OpenBSD took a third path with pledge(2) (2015) and unveil(2) (2018). pledge groups syscalls into coarse promise categories, stdio, rpath, wpath, inet, dns, and others; a process declares which groups it needs and the kernel enforces violations with SIGABRT. unveil restricts the visible filesystem namespace to declared paths. Together they approximate much of Capsicum’s security surface with considerably lower porting effort, trading per-fd granularity for a simpler API.
Practical Trade-offs
Capsicum’s porting cost is real. POSIX interfaces that perform path resolution internally, including getaddrinfo(), openlog(), and dlopen(), do not work in capability mode without wrapping through Casper, FreeBSD’s capability-safe RPC daemon that proxies privileged operations from outside the sandbox. Applications like tcpdump, OpenSSH, and dhclient on FreeBSD have been retrofitted, but the process typically requires several hundred lines of changes per application, and cross-platform software must maintain separate sandboxing paths for Linux and FreeBSD.
seccomp is considerably easier to add to an existing application. Tracing the syscall set with strace, constructing a policy with libseccomp, and inserting the prctl() call at the right point is tractable for most programs. The ecosystem is deep: Docker profiles, systemd’s SystemCallFilter= in unit files, Flatpak, and bubblewrap all rely on it.
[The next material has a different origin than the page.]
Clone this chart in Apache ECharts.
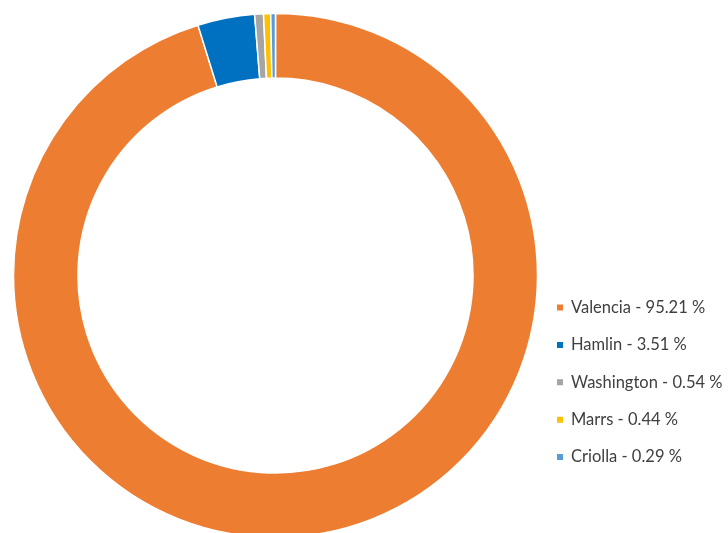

The result is not as strong as Capsicum for confused-deputy scenarios, but it is available on Linux and widely understood.
Production sandboxing architectures layer both models. Chrome on Linux combines seccomp-bpf with user and mount namespaces in each renderer process. gVisor combines a strict seccomp-bpf filter on its Sentry process with a full Linux kernel ABI implemented in Go, so guest processes never reach the host kernel directly. The syscall filter handles operation-space risk; the namespace and filesystem restrictions handle resource-space risk. Neither layer can substitute for the other.
The Design Divide
Capsicum and seccomp reflect a genuine fork in how to express security policy. seccomp asks which kernel operations a process should be permitted to invoke. Capsicum asks which objects a process should be permitted to act upon, and with what rights. Each question is tractable; neither subsumes the other.
The confused deputy problem has existed since 1988, and POSIX’s ambient authority model means that a syscall-only filter leaves it unaddressed. Capsicum’s contribution was demonstrating that retrofitting capability-based authority onto a POSIX system is feasible, not just theoretically appealing. Landlock and seccomp-notify on Linux are converging on similar properties from a different direction, fifteen years later. A complete sandbox addresses both dimensions.